KAILUA-KONA — Leaning against her car late last year in the parking lot of Hawaii Community College-Palamanui, Juanita Thompson looked south across the fountain grass that spread over the lava field.

Thinking of the history she learned in her classes, the pictures she’d seen, stories she’d heard and books she read, Thompson had a vision of the dry forest that once flourished throughout the region.


“And I felt that that was my mission now,” she said, “to be part of others that have the same vision and create this dry forest again for our future.”

The dry forest, she said, expanded from just south of where the Palamanui campus now sits to Kailua-Kona, but when cattle were introduced in the area, they “pretty much destroyed the dry land forest,” especially through overgrazing.
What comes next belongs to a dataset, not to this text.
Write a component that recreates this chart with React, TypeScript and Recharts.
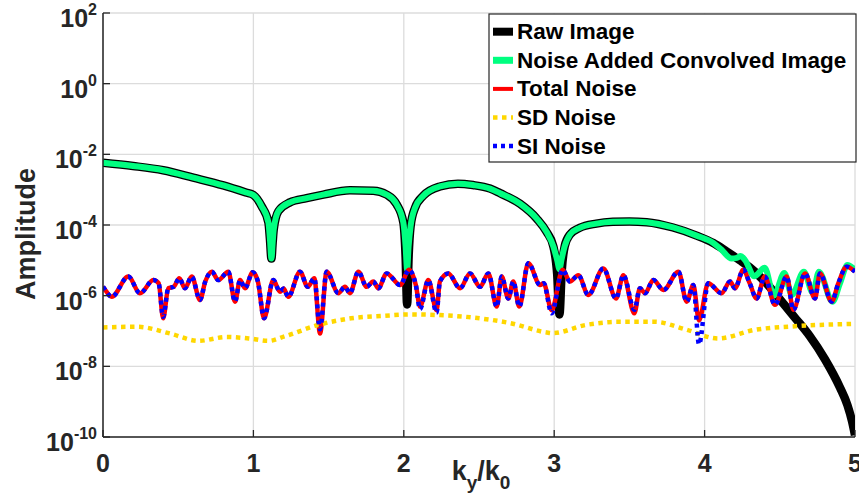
import React from 'react';
import { LineChart, Line, XAxis, YAxis, CartesianGrid } from 'recharts';

const FONT = '"Liberation Sans", Arial, Helvetica, sans-serif';
const INK = '#262626';
const W = 859;
const H = 501;

// Axis ticks
const xTicks = [0, 1, 2, 3, 4, 5];
const yTicks = [1e-10, 1e-8, 1e-6, 1e-4, 1e-2, 1, 100];

// Raw image spectrum (k_y/k_0, log10 amplitude)
const kRaw = [
  0, 0.2, 0.4, 0.6, 0.8, 0.95, 1.0, 1.055, 1.1, 1.11,
  1.12, 1.128, 1.135, 1.166, 1.243, 1.354, 1.465, 1.642, 1.797, 1.886,
  1.953, 1.997, 2.012, 2.022, 2.032, 2.045, 2.074, 2.13, 2.24, 2.36,
  2.46, 2.573, 2.64, 2.773, 2.884, 2.95, 2.994, 3.02, 3.035, 3.05,
  3.07, 3.105, 3.17, 3.28, 3.39, 3.5, 3.615, 3.79, 3.947, 4.058,
  4.147, 4.235, 4.3, 4.4, 4.5, 4.6, 4.7, 4.8, 4.9, 4.95,
  4.98, 5.0,
];
const rawLog = [
  -2.24, -2.33, -2.45, -2.66, -2.88, -3.08, -3.15, -3.47, -3.93, -4.4,
  -4.95, -4.5, -4.13, -3.61, -3.36, -3.24, -3.14, -3.02, -3.03, -3.14,
  -3.42, -3.93, -4.9, -6.25, -4.9, -4.04, -3.52, -3.17, -2.91, -2.83,
  -2.87, -2.97, -3.1, -3.4, -3.82, -4.2, -4.6, -5.4, -6.53, -5.3,
  -4.6, -4.27, -4.08, -3.96, -3.91, -3.9, -3.92, -4.07, -4.3, -4.51,
  -4.75, -5.0, -5.2, -5.6, -6.1, -6.62, -7.15, -7.8, -8.6, -9.1,
  -9.55, -9.95,
];

// Noise added convolved image
const kConv = [
  0, 0.2, 0.4, 0.6, 0.8, 0.95, 1.0, 1.055, 1.1, 1.11,
  1.12, 1.128, 1.135, 1.166, 1.243, 1.354, 1.465, 1.642, 1.797, 1.886,
  1.953, 1.997, 2.012, 2.022, 2.032, 2.045, 2.074, 2.13, 2.24, 2.36,
  2.46, 2.573, 2.64, 2.773, 2.884, 2.95, 2.994, 3.02, 3.035, 3.05,
  3.07, 3.105, 3.17, 3.28, 3.39, 3.5, 3.615, 3.79, 3.947, 4.058,
  4.11, 4.18, 4.215, 4.24, 4.27, 4.33, 4.4, 4.46, 4.53, 4.58,
  4.66, 4.72, 4.76, 4.85, 4.9, 4.95, 5.0,
];
const convLog = [
  -2.24, -2.33, -2.45, -2.66, -2.88, -3.08, -3.15, -3.47, -3.93, -4.4,
  -4.95, -4.5, -4.13, -3.61, -3.36, -3.24, -3.14, -3.02, -3.03, -3.14,
  -3.42, -3.93, -4.6, -5.26, -4.6, -4.04, -3.52, -3.17, -2.91, -2.83,
  -2.87, -2.97, -3.1, -3.4, -3.82, -4.2, -4.6, -5.0, -5.25, -4.95,
  -4.6, -4.27, -4.08, -3.96, -3.91, -3.9, -3.92, -4.07, -4.3, -4.51,
  -4.69, -4.95, -4.93, -4.88, -5.0, -5.45, -5.21, -6.0, -5.36, -5.98,
  -5.32, -5.93, -5.32, -6.17, -5.65, -5.13, -5.27,
];

// Total noise and SI noise share one k grid
const kNoise = [
  0.0, 0.007, 0.058, 0.168, 0.246, 0.335, 0.37, 0.4, 0.434, 0.47,
  0.507, 0.545, 0.59, 0.645, 0.68, 0.723, 0.767, 0.833, 0.878, 0.911,
  0.944, 0.995, 1.03, 1.071, 1.132, 1.177, 1.2, 1.232, 1.31, 1.361,
  1.405, 1.443, 1.487, 1.565, 1.609, 1.642, 1.698, 1.753, 1.797, 1.831,
  1.886, 1.975, 2.035, 2.08, 2.108, 2.163, 2.218, 2.24, 2.296, 2.374,
  2.44, 2.507, 2.562, 2.618, 2.651, 2.695, 2.728, 2.768, 2.828, 2.906,
  2.93, 2.983, 3.056, 3.105, 3.16, 3.227, 3.327, 3.411, 3.46, 3.533,
  3.57, 3.604, 3.659, 3.726, 3.826, 3.881, 3.925, 3.963, 4.024, 4.113,
  4.169, 4.202, 4.257, 4.3, 4.346, 4.4, 4.468, 4.546, 4.59, 4.668,
  4.734, 4.767, 4.845, 4.889, 4.945, 5.0,
];
const totalNoiseLog = [
  -5.75, -5.79, -6.03, -5.46, -5.93, -5.56, -5.65, -6.64, -5.79, -5.75,
  -5.51, -5.79, -5.46, -6.12, -5.6, -5.32, -5.56, -5.32, -6.17, -5.56,
  -5.79, -5.34, -5.6, -6.64, -5.56, -5.89, -5.8, -6.03, -5.32, -5.75,
  -5.51, -7.07, -5.32, -5.93, -5.75, -5.93, -5.32, -5.75, -5.6, -5.79,
  -5.37, -5.7, -5.27, -5.7, -6.31, -5.56, -6.41, -5.6, -5.37, -5.79,
  -5.37, -5.75, -5.37, -6.31, -5.46, -6.08, -5.6, -6.31, -5.08, -5.7,
  -5.65, -6.41, -5.27, -5.6, -5.42, -5.98, -5.23, -6.08, -5.42, -6.5,
  -5.79, -5.93, -5.56, -5.84, -5.32, -6.17, -5.7, -6.7, -5.65, -5.93,
  -5.6, -5.79, -5.27, -5.65, -6.08, -5.46, -6.26, -5.46, -6.4, -5.37,
  -6.08, -5.37, -6.17, -5.65, -5.18, -5.32,
];
const siNoiseLog = [
  -5.75, -5.79, -6.03, -5.46, -5.93, -5.56, -5.65, -6.6, -5.79, -5.75,
  -5.51, -5.79, -5.46, -6.12, -5.6, -5.32, -5.56, -5.32, -6.17, -5.56,
  -5.79, -5.34, -5.6, -6.64, -5.56, -5.89, -5.8, -6.03, -5.32, -5.75,
  -5.51, -6.95, -5.32, -5.93, -5.75, -5.93, -5.32, -5.75, -5.6, -5.79,
  -5.37, -5.7, -5.27, -5.7, -6.38, -5.56, -6.48, -5.6, -5.37, -5.79,
  -5.37, -5.75, -5.37, -6.31, -5.46, -6.08, -5.6, -6.31, -5.08, -5.7,
  -5.65, -6.5, -5.27, -5.6, -5.42, -5.98, -5.23, -6.08, -5.42, -6.4,
  -5.79, -5.93, -5.56, -5.84, -5.32, -6.17, -5.7, -7.38, -5.65, -5.93,
  -5.6, -5.79, -5.27, -5.65, -6.08, -5.46, -6.26, -5.46, -6.4, -5.37,
  -6.08, -5.37, -6.17, -5.65, -5.18, -5.32,
];

// SD noise
const kSd = [
  0, 0.229, 0.445, 0.634, 0.82, 0.97, 1.1, 1.21, 1.43, 1.65,
  1.87, 2.04, 2.24, 2.46, 2.71, 2.95, 2.99, 3.21, 3.43, 3.67,
  3.87, 4.09, 4.33, 4.62, 5.0,
];
const sdNoiseLog = [
  -6.9, -6.88, -7.07, -7.28, -7.17, -7.21, -7.28, -7.15, -6.83, -6.64,
  -6.57, -6.53, -6.55, -6.62, -6.78, -7.04, -7.06, -6.83, -6.74, -6.74,
  -6.95, -7.21, -6.97, -6.86, -6.8,
];

const rows = (ks: number[], logs: number[]) =>
  ks.map((k, i) => ({ k, amp: Math.pow(10, logs[i]) }));

const rawData = rows(kRaw, rawLog);
const convData = rows(kConv, convLog);
const totalData = rows(kNoise, totalNoiseLog);
const siData = rows(kNoise, siNoiseLog);
const sdData = rows(kSd, sdNoiseLog);

const series = [
  { name: 'Raw Image', color: '#000000', width: 8, dash: undefined as string | undefined },
  { name: 'Noise Added Convolved Image', color: '#00ff80', width: 7, dash: undefined },
  { name: 'Total Noise', color: '#ff0000', width: 4, dash: undefined },
  { name: 'SD Noise', color: '#ffd700', width: 4.5, dash: '4.5 4.5' },
  { name: 'SI Noise', color: '#0000ff', width: 4.5, dash: '4 4' },
];

const TICK_LEN = 7;

const BottomTick = (props: any) => {
  const { x, y, payload } = props;
  return (
    <g>
      <line x1={x} y1={y} x2={x} y2={y - TICK_LEN} stroke={INK} strokeWidth={1.3} />
      <text x={x} y={y + 35} textAnchor="middle" fontSize={25} fontWeight="bold" fill={INK} fontFamily={FONT}>
        {payload.value}
      </text>
    </g>
  );
};

const TopTick = (props: any) => {
  const { x, y } = props;
  return <line x1={x} y1={y} x2={x} y2={y + TICK_LEN} stroke={INK} strokeWidth={1.3} />;
};

const LeftTick = (props: any) => {
  const { x, y, payload } = props;
  const exp = Math.round(Math.log10(payload.value));
  return (
    <g>
      <line x1={x} y1={y} x2={x + TICK_LEN} y2={y} stroke={INK} strokeWidth={1.3} />
      <text x={x - 6} y={y + 14} textAnchor="end" fontSize={25} fontWeight="bold" fill={INK} fontFamily={FONT}>
        <tspan>10</tspan>
        <tspan dy={-12} fontSize={16}>{exp}</tspan>
      </text>
    </g>
  );
};

const RightTick = (props: any) => {
  const { x, y } = props;
  return <line x1={x} y1={y} x2={x - TICK_LEN} y2={y} stroke={INK} strokeWidth={1.3} />;
};

const XLabel = (props: any) => {
  const vb = props.viewBox;
  const cx = vb.x + vb.width / 2 + 2;
  return (
    <text x={cx} y={vb.y + 43} textAnchor="middle" fontSize={27} fontWeight="bold" fill={INK} fontFamily={FONT}>
      <tspan>k</tspan>
      <tspan dy={9} fontSize={19}>y</tspan>
      <tspan dy={-9}>/k</tspan>
      <tspan dy={9} fontSize={19}>0</tspan>
    </text>
  );
};

const YLabel = (props: any) => {
  const vb = props.viewBox;
  const bx = vb.x + 35;
  const cy = vb.y + vb.height / 2 + 9;
  return (
    <text
      transform={`translate(${bx},${cy}) rotate(-90)`}
      textAnchor="middle"
      fontSize={27}
      fontWeight="bold"
      fill={INK}
      fontFamily={FONT}
    >
      Amplitude
    </text>
  );
};

const LegendBox = () => {
  const left = 489;
  const top = 14;
  const rowH = 28.6;
  return (
    <svg
      width={W}
      height={H}
      style={{ position: 'absolute', left: 0, top: 0, pointerEvents: 'none' }}
    >
      <rect x={left} y={top} width={367} height={148} fill="#ffffff" stroke={INK} strokeWidth={1.2} />
      {series.map((s, i) => {
        const cy = top + 17.7 + i * rowH;
        return (
          <g key={s.name}>
            <line
              x1={left + 4}
              x2={left + 24}
              y1={cy}
              y2={cy}
              stroke={s.color}
              strokeWidth={s.width}
              strokeDasharray={s.dash}
            />
            <text x={left + 28} y={cy + 7.5} fontSize={22.5} fontWeight="bold" fill="#000" fontFamily={FONT}>
              {s.name}
            </text>
          </g>
        );
      })}
    </svg>
  );
};

export default function App() {
  return (
    <div style={{ position: 'absolute', left: 0, top: 0, width: W, height: H, background: '#fff' }}>
      <LineChart width={W} height={H} margin={{ top: 13, right: 4, bottom: 0, left: 0 }}>
        <CartesianGrid stroke="#dcdcdc" strokeWidth={1.3} />
        <XAxis
          dataKey="k"
          type="number"
          domain={[0, 5]}
          ticks={xTicks}
          allowDataOverflow
          interval={0}
          height={64}
          tickSize={0}
          tickMargin={0}
          tickLine={false}
          axisLine={{ stroke: INK, strokeWidth: 1.5 }}
          tick={BottomTick}
          label={XLabel}
        />
        <XAxis
          xAxisId="top"
          orientation="top"
          dataKey="k"
          type="number"
          domain={[0, 5]}
          ticks={xTicks}
          allowDataOverflow
          interval={0}
          height={0}
          tickSize={0}
          tickMargin={0}
          tickLine={false}
          axisLine={{ stroke: INK, strokeWidth: 1.5 }}
          tick={TopTick}
        />
        <YAxis
          type="number"
          scale="log"
          domain={[1e-10, 100]}
          ticks={yTicks}
          allowDataOverflow
          interval={0}
          width={103}
          tickSize={0}
          tickMargin={0}
          tickLine={false}
          axisLine={{ stroke: INK, strokeWidth: 1.5 }}
          tick={LeftTick}
          label={YLabel}
        />
        <YAxis
          yAxisId="right"
          orientation="right"
          type="number"
          scale="log"
          domain={[1e-10, 100]}
          ticks={yTicks}
          allowDataOverflow
          interval={0}
          width={0}
          tickSize={0}
          tickMargin={0}
          tickLine={false}
          axisLine={{ stroke: INK, strokeWidth: 1.5 }}
          tick={RightTick}
        />
        <Line data={rawData} dataKey="amp" name="Raw Image" type="monotoneX" stroke="#000000" strokeWidth={8.5}
          strokeLinejoin="round" dot={false} activeDot={false} isAnimationActive={false} />
        <Line data={convData} dataKey="amp" name="Noise Added Convolved Image" type="monotoneX" stroke="#00ff80"
          strokeWidth={6} strokeLinejoin="round" dot={false} activeDot={false} isAnimationActive={false} />
        <Line data={totalData} dataKey="amp" name="Total Noise" type="monotoneX" stroke="#ff0000" strokeWidth={4.5}
          strokeLinejoin="round" dot={false} activeDot={false} isAnimationActive={false} />
        <Line data={sdData} dataKey="amp" name="SD Noise" type="monotoneX" stroke="#ffd700" strokeWidth={4.5}
          strokeDasharray="4.5 4.5" dot={false} activeDot={false} isAnimationActive={false} />
        <Line data={siData} dataKey="amp" name="SI Noise" type="monotoneX" stroke="#0000ff" strokeWidth={4.5}
          strokeDasharray="4 4" dot={false} activeDot={false} isAnimationActive={false} />
      </LineChart>
      <LegendBox />
    </div>
  );
}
Gradually, Thompson’s vision is coming into focus with a quarter-acre demonstration garden immediately south of the campus, where native plants are getting an opportunity to lay down roots and revitalize the land.

Armed with picks and shovels, volunteers continued that effort Tuesday, spending the morning at the location near campus clearing the area of fountain grass before making holes and putting down mulch in preparation for pohinahina to be planted. The pohinahina was selected specifically because the feral goats in the area don’t eat it, said Richard Stevens, a lecturer at the college who promotes the preservation of hundreds of acres of state-owned land to protect native plants and historic features near the campus.
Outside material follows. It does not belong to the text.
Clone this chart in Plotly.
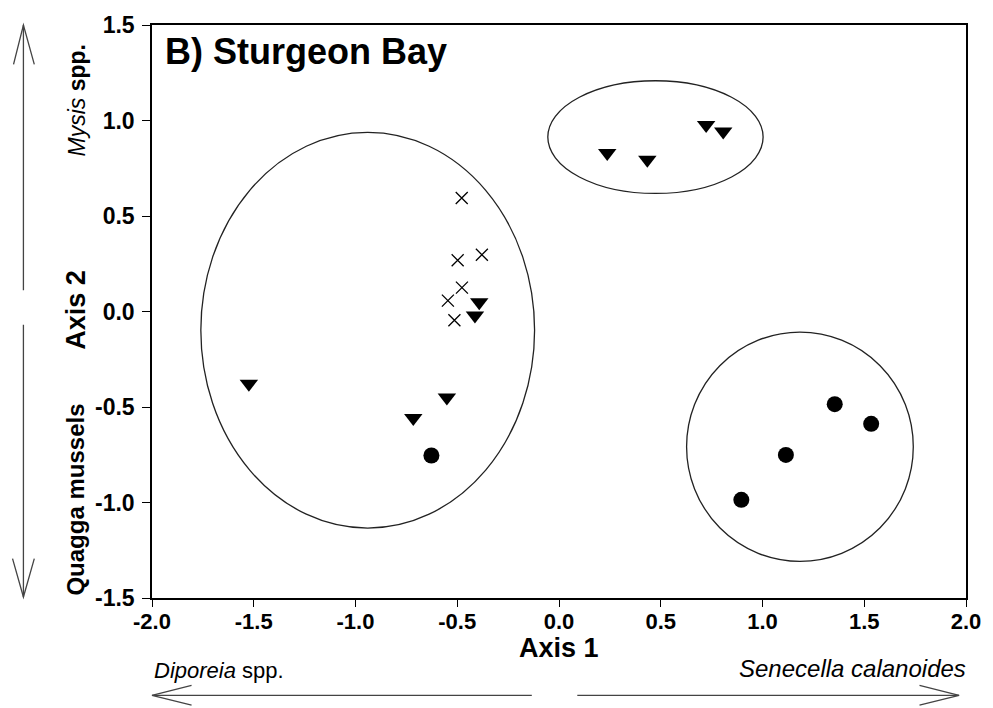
import plotly.graph_objects as go

# ---- data ----
tri_x = [0.237, 0.434, 0.723, 0.807, -1.524, -0.551, -0.716, -0.392, -0.413]
tri_y = [0.830, 0.795, 0.976, 0.942, -0.378, -0.450, -0.557, 0.048, -0.021]

cross_x = [-0.478, -0.498, -0.379, -0.477, -0.546, -0.514]
cross_y = [0.594, 0.268, 0.297, 0.125, 0.057, -0.046]

circ_x = [-0.627, 1.355, 1.534, 1.115, 0.896]
circ_y = [-0.754, -0.485, -0.588, -0.751, -0.986]

# ellipses: centre and half-axes
ell_cx = [-0.940, 0.474, 1.184]
ell_cy = [-0.098, 0.913, -0.708]
ell_rx = [0.820, 0.529, 0.557]
ell_ry = [1.036, 0.295, 0.600]

tick_vals = [-2.0, -1.5, -1.0, -0.5, 0.0, 0.5, 1.0, 1.5, 2.0]
tick_text = ["-2.0", "-1.5", "-1.0", "-0.5", "0.0", "0.5", "1.0", "1.5", "2.0"]
ytick_vals = [-1.5, -1.0, -0.5, 0.0, 0.5, 1.0, 1.5]
ytick_text = ["-1.5", "-1.0", "-0.5", "0.0", "0.5", "1.0", "1.5"]

# ---- layout geometry ----
W, H = 993, 708
L, R, T, B = 152, 975, 15, 598


def px(x):
    return (x - L) / (R - L)


def py(y):
    return (B - y) / (B - T)


FONT = "Liberation Sans, Arial, sans-serif"

fig = go.Figure()

fig.add_trace(go.Scatter(
    x=tri_x, y=tri_y, mode="markers",
    marker=dict(symbol="triangle-down", size=16, color="black", line=dict(width=0)),
    showlegend=False, hoverinfo="skip"))
fig.add_trace(go.Scatter(
    x=cross_x, y=cross_y, mode="markers",
    marker=dict(symbol="x-thin-open", size=12, color="black", line=dict(width=1.3, color="black")),
    showlegend=False, hoverinfo="skip"))
fig.add_trace(go.Scatter(
    x=circ_x, y=circ_y, mode="markers",
    marker=dict(symbol="circle", size=16, color="black", line=dict(width=0)),
    showlegend=False, hoverinfo="skip"))

shapes = []
for cx, cy, rx, ry in zip(ell_cx, ell_cy, ell_rx, ell_ry):
    shapes.append(dict(type="circle", xref="x", yref="y",
                       x0=cx - rx, x1=cx + rx, y0=cy - ry, y1=cy + ry,
                       line=dict(color="#222222", width=1.3)))


def seg(pts):
    d = "M " + " L ".join(f"{px(a):.5f},{py(b):.5f}" for a, b in pts)
    return dict(type="path", xref="paper", yref="paper", path=d,
                line=dict(color="#444444", width=1.3))


# vertical arrows
shapes.append(seg([(22, 285), (22, 15)]))
shapes.append(seg([(12, 55), (22, 15), (33, 55)]))
shapes.append(seg([(22, 320), (22, 597)]))
shapes.append(seg([(11, 558), (22, 597), (33, 558)]))
# horizontal arrows
shapes.append(seg([(536, 697), (152, 697)]))
shapes.append(seg([(192, 687), (152, 697), (192, 707)]))
shapes.append(seg([(582, 697), (968, 697)]))
shapes.append(seg([(928, 687), (968, 697), (928, 707)]))

annotations = [
    dict(text="<b>B) Sturgeon Bay</b>", x=px(163), y=py(42), xref="paper", yref="paper",
         xanchor="left", yanchor="middle", showarrow=False, font=dict(size=36, color="black", family=FONT)),
    dict(text="<b>Axis 1</b>", x=px(564), y=py(649), xref="paper", yref="paper",
         xanchor="center", yanchor="middle", showarrow=False, font=dict(size=27, color="black", family=FONT)),
    dict(text="<b>Axis 2</b>", x=px(75), y=py(305), xref="paper", yref="paper", textangle=-90,
         xanchor="center", yanchor="middle", showarrow=False, font=dict(size=27, color="black", family=FONT)),
    dict(text="<i>Diporeia</i> spp.", x=px(152), y=py(672), xref="paper", yref="paper",
         xanchor="left", yanchor="middle", showarrow=False, font=dict(size=22, color="black", family=FONT)),
    dict(text="<i>Senecella calanoides</i>", x=px(977), y=py(670), xref="paper", yref="paper",
         xanchor="right", yanchor="middle", showarrow=False, font=dict(size=24, color="black", family=FONT)),
    dict(text="<i>Mysis</i> <b>spp.</b>", x=px(76), y=py(92), xref="paper", yref="paper", textangle=-90,
         xanchor="center", yanchor="middle", showarrow=False, font=dict(size=23, color="black", family=FONT)),
    dict(text="<b>Quagga mussels</b>", x=px(75), y=py(498), xref="paper", yref="paper", textangle=-90,
         xanchor="center", yanchor="middle", showarrow=False, font=dict(size=24, color="black", family=FONT)),
]

fig.update_layout(
    width=W, height=H,
    margin=dict(l=L, r=W - R, t=T, b=H - B),
    paper_bgcolor="white", plot_bgcolor="white",
    shapes=shapes, annotations=annotations,
    font=dict(family=FONT, color="black"),
    xaxis=dict(range=[-2.0, 2.0], tickvals=tick_vals, ticktext=tick_text,
               showgrid=False, zeroline=False, showline=True, linecolor="black", linewidth=1.5,
               mirror=True, ticks="outside", ticklen=7, tickwidth=1.3, tickcolor="black",
               ticklabelstandoff=-4,
               tickfont=dict(size=22, family=FONT, color="black", weight="bold")),
    yaxis=dict(range=[-1.5, 1.5], tickvals=ytick_vals, ticktext=ytick_text,
               showgrid=False, zeroline=False, showline=True, linecolor="black", linewidth=1.5,
               mirror=True, ticks="outside", ticklen=8, tickwidth=1.3, tickcolor="black",
               ticklabelstandoff=3,
               tickfont=dict(size=23, family=FONT, color="black", weight="bold")),
)

fig.write_html("out.html",
               config={"displayModeBar": False},
               post_script="document.body.style.margin='0';document.body.style.padding='0';"
                           "document.body.style.overflow='hidden';")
Stevens said the demonstration garden is a way to observe which species do well as they return to the land, as well as how to bring the dry land forest back to the landscape.

A dozen of Tuesday’s volunteers were from Wyndham Destinations, participating as part of the company’s wish day program.

“This is their aina,” said Linda Kolstad, director of association governance for Wyndham Destinations and a champion for the company’s corporate social responsibility, sustainability and environmental efforts. “So for them to be able to work on projects that tie them to the history of their community, it’s particularly special.”

Kolstad said this was their third time working with Stevens, adding that they also worked with Stevens on clearing a mauka-to-makai trail as well as restoration efforts at Kuamoo, south of Keauhou. And while there are several volunteer opportunities available through wish days, she said, Stevens’ projects are always popular.

A number of volunteers, she added, often return to those projects on their own time, bringing their children with them to contribute to the effort to preserve native species or restore a historic battlefield.

From an industry perspective, Kolstad said, when it comes to projects like this one, it’s important “to create a sense of place.”

“So when our guests are coming to Hawaii, it’s not just to lay on a beach,” she said, “but to learn about the culture and the history and, especially on this island, the geology of the place that they’re visiting.”

Being able to take part in an effort that gives owners and guests a chance to explore and learn about the history, culture and land falls in line with Wyndham’s own philosophies.

Thompson said seeing so many people come out to take part in the restoration efforts was “like an embrace.”

“You’ve just got to create awareness, and that’s where it starts,” she said. “… When a person puts their efforts into something like this, it’s volunteer. It’s caring for the aina. It’s being a team player — all of these things that, in the end, they all feel great at the end of their day.”

Stevens said having students come into the classroom already wanting to contribute and eager to restore native landscapes is part of what makes being a teacher so exciting.

Inevitably, he said, there’s one student or a handful of students who “just catches fire” with projects like this, and it often becomes a formative experience.


“And at the end of August, we will have a new group of people here and bring them out here,” he said, “and see who gets lit.”